I disagree with this claim.

You shouldn't modify code in a programming language you don't have sufficient familiarity with - at least not code that you depend on.

C has shortcut boolean ops, so "if (have_peace_treaty || launch_missiles() == LM_SUCCESS) cross_border()" would not launch missiles if you have a peace treaty.

C++ has shortcut boolean ops as well... unless you have overloaded "operator&&". So the same line in C++, depending on the types involved, might not short-circuit and start a war even if you have a peace treaty.

In Pascal and Python 3, evaluating 1/(1/2) gives 2. In python 2 and C, you get an integer overflow (with differing semantics). But 1.0/(1.0/2) gives 2 in all cases, even though 1==1.0 is true in all languages mentioned.

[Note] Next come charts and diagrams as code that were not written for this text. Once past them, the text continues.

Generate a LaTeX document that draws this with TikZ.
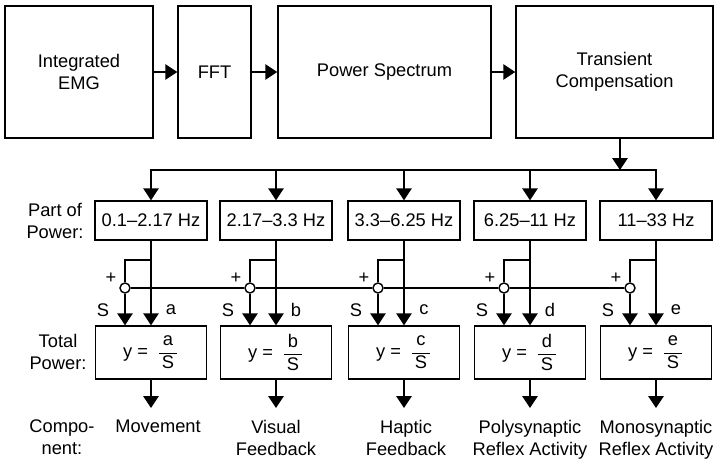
\documentclass[tikz,border=0pt]{standalone}
\usepackage{amsmath}
\usepackage{fontspec}
\setmainfont{Liberation Sans}
\usepackage{tikz}
\usetikzlibrary{arrows.meta,positioning}

\begin{document}
\begin{tikzpicture}[x=0.025cm, y=-0.025cm, line width=1pt,
        font=\fontsize{13}{16}\selectfont,
        block/.style={draw, minimum height=3.3cm, align=center, inner sep=0pt},
        band/.style={draw, minimum width=2.8cm, minimum height=0.975cm, inner sep=0pt},
        ratiobox/.style={draw, minimum width=2.775cm, minimum height=1.325cm, inner sep=0pt},
        junc/.style={draw, fill=white, circle, minimum size=0.25cm, inner sep=0pt},
        comp/.style={align=center, anchor=north, inner xsep=0pt, inner ysep=0.28cm},
        sig/.style={-{Triangle[length=8.5pt,width=11pt]}}]
        \useasboundingbox (0,0) rectangle (718,461);

        % processing chain
        \node[block, minimum width=3.7cm] (emg) at (79,72) {Integrated\\EMG};
        \node[block, minimum width=1.825cm] (fft) at (214.5,72) {FFT};
        \node[block, minimum width=5.325cm] (spec) at (384.5,72) {Power Spectrum};
        \node[block, minimum width=4.925cm] (trans) at (614.5,72) {Transient\\Compensation};
        \draw[sig] (emg) -- (fft);
        \draw[sig] (fft) -- (spec);
        \draw[sig] (spec) -- (trans);

        % frequency bands
        \node[band] (p1) at (151,220.5) {0.1--2.17 Hz};
        \node[band] (p2) at (276,220.5) {2.17--3.3 Hz};
        \node[band] (p3) at (404,220.5) {3.3--6.25 Hz};
        \node[band] (p4) at (530,220.5) {6.25--11 Hz};
        \node[band] (p5) at (656,220.5) {11--33 Hz};

        \coordinate (split) at (620,170);
        \draw[sig] (trans.south -| split) -- (split);
        \draw[sig] (split) -| (p1);
        \draw[sig] (split) -| (p5);
        \draw[sig] (p2.north |- split) -- (p2);
        \draw[sig] (p3.north |- split) -- (p3);
        \draw[sig] (p4.north |- split) -- (p4);

        % summing points, S = sum of all bands
        \node[junc] (j1) at (125,288) {};
        \node[junc] (j2) at (250,288) {};
        \node[junc] (j3) at (378,288) {};
        \node[junc] (j4) at (504,288) {};
        \node[junc] (j5) at (630,288) {};
        \draw (j1) -- (j2) (j2) -- (j3) (j3) -- (j4) (j4) -- (j5);

        % y = part / total
        \node[ratiobox] (y1) at (151,352.5) {y =\hspace{0.5em}$\dfrac{\text{a}}{\text{\,S\,}}$\hspace{14pt}};
        \node[ratiobox] (y2) at (276,352.5) {y =\hspace{0.5em}$\dfrac{\text{b}}{\text{\,S\,}}$\hspace{14pt}};
        \node[ratiobox] (y3) at (404,352.5) {y =\hspace{0.5em}$\dfrac{\text{c}}{\text{\,S\,}}$\hspace{14pt}};
        \node[ratiobox] (y4) at (530,352.5) {y =\hspace{0.5em}$\dfrac{\text{d}}{\text{\,S\,}}$\hspace{14pt}};
        \node[ratiobox] (y5) at (656,352.5) {y =\hspace{0.5em}$\dfrac{\text{e}}{\text{\,S\,}}$\hspace{14pt}};

        \node[comp] (m1) at (158,408) {Movement};
        \node[comp] (m2) at (276,408) {Visual\\Feedback};
        \node[comp] (m3) at (406,408) {Haptic\\Feedback};
        \node[comp] (m4) at (530,408) {Polysynaptic\\Reflex Activity};
        \node[comp] (m5) at (656,408) {Monosynaptic\\Reflex Activity};

        \foreach \i/\c/\v in {1/151/a,2/276/b,3/404/c,4/530/d,5/656/e}{
            \draw[sig] (p\i.south) -- (p\i.south |- y\i.north);
            \draw (p\i.south |- 0,260) -| (j\i.north);
            \draw[sig] (j\i.south) -- (j\i.south |- y\i.north);
            \draw[sig] (y\i.south) -- (y\i.south |- m\i.north);
            \node (plus\i) at (\c-40,278) {+};
            \node (s\i) at (\c-48,310) {S};
            \node (v\i) at (\c+20,310) {\v};
        }

        % row captions
        \node[align=center] (partlbl) at (55,221) {Part of\\Power:};
        \node[align=center] (totallbl) at (58,352) {Total\\Power:};
        \node[align=center] (complbl) at (62,437) {Compo-\\nent:};
    \end{tikzpicture}
\end{document}
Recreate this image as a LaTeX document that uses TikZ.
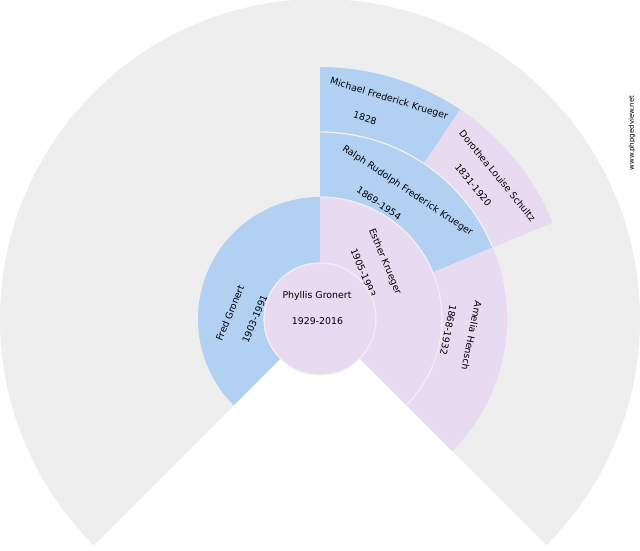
\documentclass[tikz,border=0pt]{standalone}
\usepackage{fontspec}
\setmainfont{DejaVu Sans}
\definecolor{male}{HTML}{B2D0F2}
\definecolor{female}{HTML}{E8DAF0}
\definecolor{bg}{HTML}{EEEEEE}
\definecolor{rim}{HTML}{F2EEF2}
\newcommand\fansector[5]{%
  \fill[#1] ([shift={(#4:#2)}]c) arc[start angle=#4,end angle=#5,radius=#2]
    -- ([shift={(#5:#3)}]c) arc[start angle=#5,end angle=#4,radius=#3] -- cycle;}
\begin{document}
\begin{tikzpicture}[x=1pt,y=1pt,
  lbl/.style={inner sep=0pt, font=\fontsize{9.4}{10}\selectfont},
  sep/.style={draw=rim, line width=1.3pt}]
\useasboundingbox (0,0) rectangle (640,550);
\fill[white] (0,0) rectangle (640,550);
\coordinate (c) at (320,231);
\fill[bg] (c) -- ++(-45:320) arc[start angle=-45,end angle=225,radius=320] -- cycle;
% ring 3
\fansector{male}{187}{252}{56.25}{90}
\fansector{female}{187}{252}{22.5}{56.25}
% ring 2
\fansector{male}{122}{187}{22.5}{90}
\fansector{female}{122}{187}{-45}{22.5}
% ring 1
\fansector{male}{56}{122}{90}{225}
\fansector{female}{56}{122}{-45}{90}
% separators
\draw[sep] ([shift={(22.5:187)}]c) arc[start angle=22.5,end angle=90,radius=187];
\draw[sep] ([shift={(-45:122)}]c) arc[start angle=-45,end angle=90,radius=122];
% ring 3 texts
\node[lbl, rotate=-16.875] (michael) at (389,451) {Michael Frederick Krueger};
\node[lbl, rotate=-16.875] (michaeld) at (365,432) {1828};
\node[lbl, rotate=-50.625] (dorothea) at (497.5,374.2) {Dorothea Louise Schultz};
\node[lbl, rotate=-50.625] (dorothead) at (473.3,365) {1831-1920};
% ring 2 texts
\node[lbl, rotate=-33.75] (ralph) at (407.5,359.2) {Ralph Rudolph Frederick Krueger};
\node[lbl, rotate=-33.75] (ralphd) at (379,346.7) {1869-1954};
\node[lbl, rotate=-101.25] (amelia) at (471.7,214.2) {Amelia Hensch};
\node[lbl, rotate=-101.25] (ameliad) at (448.3,220) {1868-1932};
% ring 1 texts
\node[lbl, rotate=67.5] (fred) at (230,237) {Fred Gronert};
\node[lbl, rotate=67.5] (fredd) at (254.7,231) {1903-1991};
\node[lbl, rotate=-67.5] (esther) at (384.7,288.3) {Esther Krueger};
\node[lbl, rotate=-67.5] (estherd) at (363.3,277.3) {1905-1993};
% centre
\fill[female] (c) circle[radius=56];
\draw[sep] (c) circle[radius=56];
\node[lbl] (phyllis) at (317,254) {Phyllis Gronert};
\node[lbl] (phyllisd) at (317.5,229) {1929-2016};
% watermark
\node[inner sep=0pt, font=\fontsize{7}{8}\selectfont, rotate=90] (wm) at (632,417) {www.phpgedview.net};
\end{tikzpicture}
\end{document}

And "if (0.3*3 == 0.9) all_is_well(); else apocalypse_go_to_bunker()" might also surprise you if you are not aware of how FP math is implemented (in APL/K/J, all_is_well(), but not in any other language I'm familiar with).

The only example I can think of that could bite you is when shadowing an outer scope -- which is just as much a problem in C, Python etc. Some compilers warn about it, some don't, I don't know if Nim does.

In practice, Nim choices put it in an amazingly sweet spot.